Universal Music Group, home to acts like Taylor Swift, Lady Gaga, Mariah Carey, Queen, and Kanye West, rolled out an in-house artist analytics app Thursday that lets musicians and their managers see data from major music-streaming services as well as social engagement information from Facebook, Instagram, and Twitter.

The app — called “Universal Music Artists” and available to UMG’s entire artist roster — offers personalized details such as total audience size, YouTube views, listeners and streams by platform, top countries, demographic information, top-performing social-media posts, and push notifications when songs are added to top global playlists. UMG bills it as the first all-in-one app for artist analytics, and plans to introduce further features such as enhanced audience insights and anomaly detection powered by machine-learning tools next year, Mitch Shymansky, Universal Music Group’s vice president of data analytics and the creator of the app, tells Rolling Stone.

“The Spotify for Artists app is great, but if you’re planning a tour, you want to plan it based on where your fans are, not where your Spotify fans are,” Shymansky says. “That’s the advantage. There is now a single space where artists can see their entire audience.” UMG — the biggest of the three major labels by market share — started developing an artist analytics app in the CDs-and-downloads era in 2006, he says, but it wasn’t capable of supporting the “full explosion of data” from streaming; the company picked the project back up again in recent years after seeing artists’ excitement over data insights. While Spotify was the first major streaming service to offer artists a space to parse detailed listener metrics, Apple Music followed with its own analytics platform earlier this year, and a host of startups has cropped up to offer data services to fledgling acts.
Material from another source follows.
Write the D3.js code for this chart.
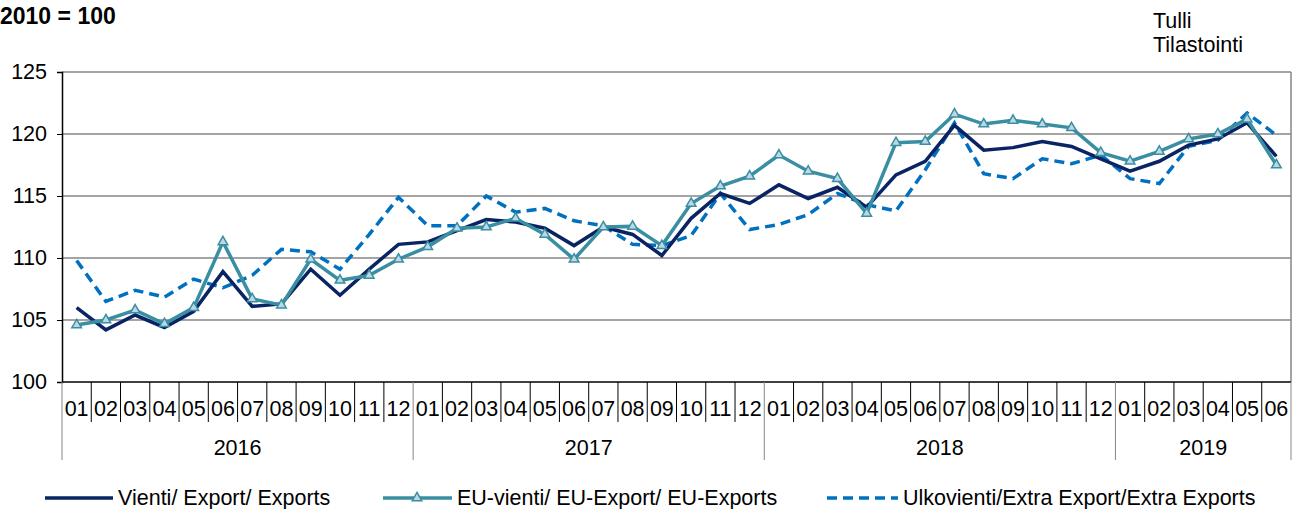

Since Universal Music Group’s licensing agreements with music-streaming providers already include a data component — in return for licensing music to the services, the major label receives granular listening information from those platforms — the data streams for the app were easy to set up, Shymansky says. But UMG data scientists and engineers had to build custom mechanisms on top of that, and they also struck a deal with a third-party social tracking company to “pipe in” data such as follower details, likes, comments, and shares, which the streaming services’ apps don’t offer.

“We see this as version one,” Shymansky says. “We have a big team behind this — my team is 28 people alone. It’s not a ‘build it, launch it, forget about it’ thing. It’s part of our strategy.”